Civics lesson: Why some states have more members of the U.S. House than others
Each week, The Spokesman-Review is examining one question from the exam taken by immigrants trying to become United States citizens.
Today’s question: Some states have more representatives than other states. Why? The answer to this question is relatively straightforward: Because some states have more people than other states. Washington has 10 members of the U.S. House and Idaho has two.
But underneath, it’s part of a debate the Founding Fathers had about the new government they were designing, which is a combination of a democracy and a republic, and how they would make sure the democratic part could continue to be representative as the country grew.
The most democratic part of the federal government was, and still is, the House of Representatives. Its members are apportioned based on each state’s population, with the caveat that each state must have at least one representative. After that, the remaining seats are divided among the states based on their population through a complicated formula.
By comparison, the Senate gives each state, regardless of its population, two members. It was a way for the Founding Fathers to allay the fears of smaller states, and those with slaves who would only be counted as three-fifths of a person, that their concerns wouldn’t always be outvoted by the more populous states.
To determine how many people there are in the country and make sure the members of the House represented roughly equal populations, the Constitution required a full count, or census, every 10 years. The last one was conducted in 2020.
Originally, there was to be one representative for every 30,000 people in a state. But as the nation grew, and states were added, disagreements arose over how to divide up – or apportion – those seats. In 1910, there were 435 representatives.
“A battle erupted between rural and urban factions, causing the House (for the only time in its history) to fail to reapportion itself following the 1920 Census,” the U.S. House of Representatives website says.

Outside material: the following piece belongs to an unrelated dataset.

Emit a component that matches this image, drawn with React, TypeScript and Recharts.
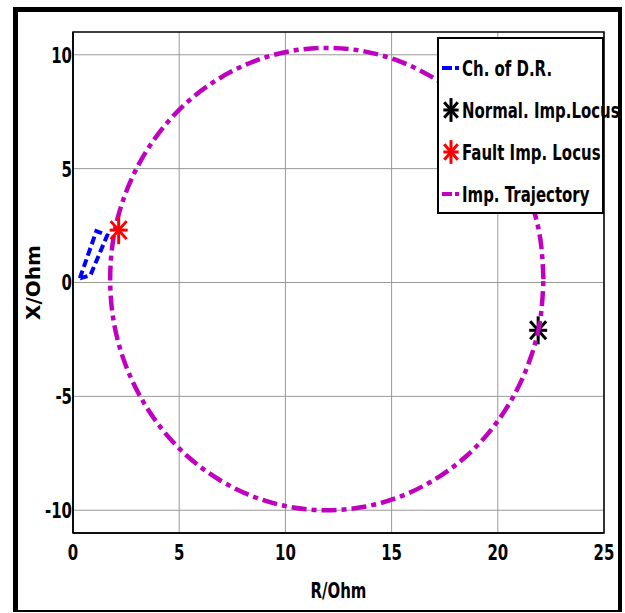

It took until 1929 to reach a decision on how to cap the total at 435 and create a formula for reapportioning seats every 10 years. It has remained at that number since then, except for a brief period after Alaska and Hawaii became states in 1959. They each got a member of the House until after the 1960 census, when reapportionment could take place and the number of representatives went back to 435.
Parts of the country that are not states, such as the District of Columbia or U.S. territories, get a delegate to the House of Representatives, who has limited voting privileges.
With each census, the overall population of the country has grown, but some states grow faster than others, and sometimes a state will lose population. That means every 10 years some states see their congressional delegation grow after the census, and others see theirs shrink.
Washington started with one representative when it became a state in 1889, and was awarded a second seat after the 1890 census. It received a third seat after the 1900 census; its fourth and fifth seats after the 1910 census and a sixth after the 1930 census. The seventh seat was added after the 1950 census, the eighth after the 1980 census, the ninth after the 1990 census and the 10th after the 2010 census.
Idaho had one House member from the time it entered the union in 1889 through the 1910 census, when it gained a second House seat, which it still has.
The projections for the 2020 census suggest neither Washington nor Idaho will gain another seat this time.
While the federal government, through the census, determines how many House seats a state will have, it leaves to each state’s Legislature the way territory is divided equally among the allotted number of seats. Over the decades, this sometimes resulted in a party that had majority control of a Legislature establishing boundaries that favored its party members and disadvantaged those of the other party.
Strangely drawn boundaries are called gerrymanders, which comes from some of the earliest attempts to draw boundaries in Massachusetts and that advantaged the party of the governor, Elbridge Gerry, while being shaped like a salamander. (Gerry was one of the Founding Fathers, signed the Declaration of Independence, was a delegate to the Constitutional Convention, a member of the first Congress and the nation’s fifth vice president. But he is best remembered for the gerrymander.)
Washington and Idaho both appoint independent commissions to draw the lines for the congressional and legislative districts. That doesn’t mean politics is completely out of the process, but it limits the amount of influence a majority party can have in retaining control by designing safe districts for its members and competitive districts for the minority party.
Unlike the U.S. Congress, state Senate seats in Washington and Idaho are also based on the population figures provided by the census. The boundaries have to shift every 10 years to accommodate different rates of population growth, and with each census the number of people a state legislator represents grows.